## Data segment
** Start **
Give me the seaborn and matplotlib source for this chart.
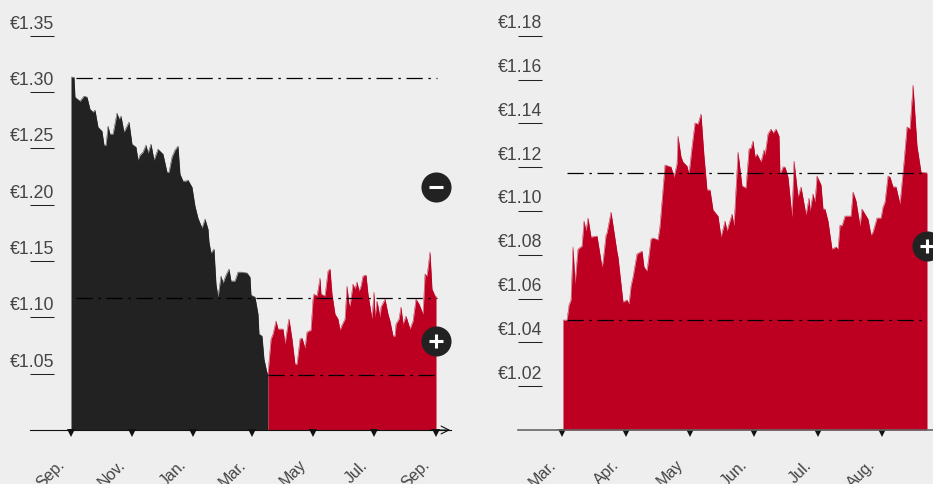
import matplotlib
matplotlib.use("Agg")
import matplotlib.pyplot as plt
from matplotlib.transforms import ScaledTranslation
import seaborn as sns

# left chart, one unit = one day from the first tick
days_fall = [0, 3, 4, 9, 13, 16, 19, 22, 24, 27, 31, 33, 35, 37, 39, 42, 46, 48, 50, 53, 58, 61, 65, 67, 69, 72, 75,
             77, 80, 83, 87, 92, 96, 98, 101, 104, 107, 109, 112, 115, 117, 121, 124, 127, 131, 134, 137, 138, 140,
             143, 145, 147, 150, 152, 155, 158, 160, 164, 167, 171, 176, 179, 180, 184, 187, 188, 191, 193, 196, 197]
eur_fall = [1.3131, 1.3131, 1.2954, 1.2918, 1.2963, 1.2954, 1.2847, 1.2821, 1.2838, 1.2688, 1.2652, 1.2528, 1.2528,
            1.2696, 1.2626, 1.2626, 1.2812, 1.2759, 1.2785, 1.2643, 1.2732, 1.2537, 1.2510, 1.2395, 1.2439, 1.2466,
            1.2528, 1.2457, 1.2537, 1.2395, 1.2492, 1.2448, 1.2288, 1.2288, 1.2422, 1.2484, 1.2519, 1.2271, 1.2209,
            1.2209, 1.2218, 1.2155, 1.1987, 1.1880, 1.1792, 1.1872, 1.1783, 1.1668, 1.1570, 1.1605, 1.1295, 1.1180,
            1.1366, 1.1304, 1.1375, 1.1428, 1.1322, 1.1322, 1.1401, 1.1401, 1.1393, 1.1357, 1.1197, 1.1180, 1.1029,
            1.0852, 1.0834, 1.0630, 1.0506, 1.0506]

days_rise = [197, 200, 202, 205, 207, 212, 214, 217, 218, 221, 224, 226, 229, 231, 234, 236, 240, 242, 243, 246, 249,
             250, 254, 257, 259, 261, 264, 267, 269, 271, 274, 276, 278, 279, 282, 284, 286, 288, 290, 292, 295, 297,
             301, 303, 304, 306, 309, 310, 314, 317, 319, 322, 324, 325, 328, 330, 332, 335, 339, 342, 345, 348, 352,
             354, 356, 359, 361, 364, 365]
eur_rise = [1.0506, 1.0807, 1.0852, 1.0967, 1.0896, 1.0896, 1.0763, 1.0940, 1.0985, 1.0807, 1.0585, 1.0585, 1.0807,
            1.0816, 1.0727, 1.0869, 1.0887, 1.1162, 1.1206, 1.1189, 1.1348, 1.1206, 1.1189, 1.1410, 1.1428, 1.1206,
            1.1029, 1.0985, 1.0887, 1.0931, 1.0985, 1.1277, 1.1118, 1.1100, 1.1295, 1.1251, 1.1313, 1.1233, 1.1277,
            1.1366, 1.1375, 1.1206, 1.0985, 1.1224, 1.1002, 1.1144, 1.1002, 1.1091, 1.1162, 1.1029, 1.0967, 1.0834,
            1.0834, 1.0940, 1.0985, 1.1091, 1.0940, 1.1011, 1.0896, 1.0967, 1.1162, 1.1118, 1.1029, 1.1384, 1.1366,
            1.1579, 1.1251, 1.1189, 1.1189]

left_ticks = [0, 61, 122, 181, 242, 303, 365]
left_labels = ["Sep.", "Nov.", "Jan.", "Mar.", "May", "Jul.", "Sep."]
left_yticks = [1.05, 1.10, 1.15, 1.20, 1.25, 1.30, 1.35]
left_levels = [1.3122, 1.1175, 1.0492]
left_level_start = [5, 5, 197]

# right chart, 64 units = one month
t_right = [1, 5, 7, 9, 11, 13, 16, 20, 22, 24, 26, 29, 35, 40, 41, 44, 45, 49, 55, 56, 61, 65, 67, 69, 71, 75, 80, 82,
           85, 89, 91, 96, 98, 103, 109, 112, 115, 116, 119, 121, 125, 127, 130, 133, 136, 139, 142, 145, 148, 151,
           156, 159, 163, 165, 170, 172, 176, 180, 184, 187, 189, 191, 193, 195, 199, 202, 203, 206, 209, 211, 214,
           217, 218, 221, 223, 226, 230, 232, 236, 239, 244, 247, 248, 251, 253, 255, 259, 261, 263, 266, 270, 274,
           276, 278, 280, 283, 289, 291, 294, 298, 300, 306, 309, 311, 315, 319, 321, 323, 326, 328, 331, 334, 338,
           342, 345, 348, 351, 355, 359, 365]
eur_right = [1.0502, 1.0502, 1.0571, 1.0594, 1.0836, 1.0667, 1.0826, 1.0840, 1.0954, 1.0909, 1.0968, 1.0881, 1.0886,
             1.0744, 1.0767, 1.0890, 1.0900, 1.0995, 1.0813, 1.0790, 1.0584, 1.0594, 1.0575, 1.0658, 1.0699, 1.0804,
             1.0817, 1.0744, 1.0726, 1.0872, 1.0877, 1.0868, 1.0932, 1.1210, 1.1201, 1.1155, 1.1215, 1.1342, 1.1247,
             1.1224, 1.1205, 1.1169, 1.1292, 1.1402, 1.1397, 1.1443, 1.1251, 1.1096, 1.1096, 1.1005, 1.0977, 1.0881,
             1.0954, 1.0909, 1.0986, 1.0932, 1.1269, 1.1114, 1.1105, 1.1283, 1.1288, 1.1320, 1.1247, 1.1260, 1.1224,
             1.1279, 1.1256, 1.1352, 1.1374, 1.1356, 1.1374, 1.1342, 1.1164, 1.1201, 1.1201, 1.1155, 1.0973, 1.1228,
             1.1064, 1.1110, 1.0982, 1.1059, 1.1000, 1.1078, 1.1041, 1.1160, 1.1119, 1.1009, 1.1009, 1.0954, 1.0826,
             1.0836, 1.0826, 1.0936, 1.0932, 1.0977, 1.0977, 1.1087, 1.1046, 1.0932, 1.1009, 1.0963, 1.0890, 1.0904,
             1.0968, 1.0968, 1.1018, 1.1041, 1.1160, 1.1155, 1.1110, 1.1110, 1.1032, 1.1224, 1.1384, 1.1374, 1.1575,
             1.1297, 1.1178, 1.1174]

right_ticks = [0, 64, 128, 192, 256, 320]
right_labels = ["Mar.", "Apr.", "May", "Jun.", "Jul.", "Aug."]
right_yticks = [1.02, 1.04, 1.06, 1.08, 1.10, 1.12, 1.14, 1.16, 1.18]
right_levels = [1.1174, 1.0502]

BG = "#eeeeee"
DARK = "#222222"
RED = "#bd0022"
TEXT = "#444444"

sns.set_theme(style="white", rc={"figure.facecolor": BG, "axes.facecolor": BG, "savefig.facecolor": BG})
plt.rcParams["font.family"] = ["Liberation Sans", "DejaVu Sans"]

W, H = 933, 485
fig = plt.figure(figsize=(W / 100, H / 100), dpi=100)
ax1 = fig.add_axes([30 / W, 54 / H, 421 / W, 431 / H])
ax2 = fig.add_axes([518 / W, 54 / H, 415 / W, 431 / H])


def area(ax, x, y, color):
    sns.lineplot(x=x, y=y, ax=ax, color=color, linewidth=0.3, estimator=None)
    ax.fill_between(x, 1.0, y, color=color, linewidth=0)


def icon(ax, x, y, symbol):
    ax.scatter([x], [y], s=470, color=DARK, linewidths=0, clip_on=False, zorder=5)
    ax.scatter([x], [y], s=115, marker=symbol, color="white", linewidths=2.2, clip_on=False, zorder=6)


def style_axis(ax, xticks, xlabels, yticks, ylabel_up):
    ax.patch.set_alpha(0)
    sns.despine(ax=ax, left=True)
    ax.spines["bottom"].set_color("#111111")
    ax.spines["bottom"].set_linewidth(0.8)
    ax.set_yticks(yticks)
    ax.set_yticklabels([f"€{v:.2f}" for v in yticks], fontsize=12.7, color=TEXT)
    ax.tick_params(axis="y", left=True, direction="in", length=17.3, width=0.75, color="#222222", pad=0)
    shift = ScaledTranslation(24 / 100, ylabel_up / 100, fig.dpi_scale_trans)
    for lab in ax.get_yticklabels():
        lab.set_transform(lab.get_transform() + shift)
    ax.set_xticks(xticks)
    ax.set_xticklabels(xlabels, rotation=45, ha="right", va="top", rotation_mode="anchor", fontsize=11.5, color=TEXT)
    ax.tick_params(axis="x", bottom=False, length=0, pad=19)
    nudge = ScaledTranslation(-14 / 100, 0, fig.dpi_scale_trans)
    for lab in ax.get_xticklabels():
        lab.set_transform(lab.get_transform() + nudge)
    # little triangles under the axis
    ax.plot(xticks, [-3 / 431] * len(xticks), linestyle="none", marker="v", markersize=5.2, color="#111111",
            markeredgewidth=0, transform=ax.get_xaxis_transform(), clip_on=False)


area(ax1, days_fall, eur_fall, DARK)
area(ax1, days_rise, eur_rise, RED)
for lvl, start in zip(left_levels, left_level_start):
    ax1.plot([start, 366], [lvl, lvl], color="black", lw=0.9, linestyle=(0, (13, 4.5, 2, 4.5)), zorder=4)
ax1.set_xlim(-41, 380)
ax1.set_ylim(1.0, 1 + 431 / 1127)
style_axis(ax1, left_ticks, left_labels, left_yticks, 14.5)
ax1.annotate("", xy=(0.998, 0), xytext=(0.95, 0), xycoords="axes fraction",
             arrowprops=dict(arrowstyle="->", lw=0.8, color="#111111", mutation_scale=14, shrinkA=0, shrinkB=0))
icon(ax1, 365, 1.2156, "_")
icon(ax1, 365, 1.0790, "+")

area(ax2, t_right, eur_right, RED)
for lvl in right_levels:
    ax2.plot([5, 365], [lvl, lvl], color="black", lw=0.9, linestyle=(0, (13, 4.5, 2, 4.5)), zorder=4)
ax2.set_xlim(-44, 371)
ax2.set_ylim(1.0, 1 + 431 / 2190)
style_axis(ax2, right_ticks, right_labels, right_yticks, 15)
ax2.spines["bottom"].set_color("#666666")
ax2.spines["bottom"].set_linewidth(1.2)
icon(ax2, 365, 1.0840, "+")

fig.savefig("out.png", dpi=100)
** End **
## Directions
Begin at the first line of the data above and repeat each line exactly, stopping after the line containing "1.0852, 1.0834, 1.0630, 1.0506, 1.0506]". Omit the pictures.

## Solution to the exercise
Give me the seaborn and matplotlib source for this chart.
import matplotlib
matplotlib.use("Agg")
import matplotlib.pyplot as plt
from matplotlib.transforms import ScaledTranslation
import seaborn as sns

# left chart, one unit = one day from the first tick
days_fall = [0, 3, 4, 9, 13, 16, 19, 22, 24, 27, 31, 33, 35, 37, 39, 42, 46, 48, 50, 53, 58, 61, 65, 67, 69, 72, 75,
             77, 80, 83, 87, 92, 96, 98, 101, 104, 107, 109, 112, 115, 117, 121, 124, 127, 131, 134, 137, 138, 140,
             143, 145, 147, 150, 152, 155, 158, 160, 164, 167, 171, 176, 179, 180, 184, 187, 188, 191, 193, 196, 197]
eur_fall = [1.3131, 1.3131, 1.2954, 1.2918, 1.2963, 1.2954, 1.2847, 1.2821, 1.2838, 1.2688, 1.2652, 1.2528, 1.2528,
            1.2696, 1.2626, 1.2626, 1.2812, 1.2759, 1.2785, 1.2643, 1.2732, 1.2537, 1.2510, 1.2395, 1.2439, 1.2466,
            1.2528, 1.2457, 1.2537, 1.2395, 1.2492, 1.2448, 1.2288, 1.2288, 1.2422, 1.2484, 1.2519, 1.2271, 1.2209,
            1.2209, 1.2218, 1.2155, 1.1987, 1.1880, 1.1792, 1.1872, 1.1783, 1.1668, 1.1570, 1.1605, 1.1295, 1.1180,
            1.1366, 1.1304, 1.1375, 1.1428, 1.1322, 1.1322, 1.1401, 1.1401, 1.1393, 1.1357, 1.1197, 1.1180, 1.1029,
            1.0852, 1.0834, 1.0630, 1.0506, 1.0506]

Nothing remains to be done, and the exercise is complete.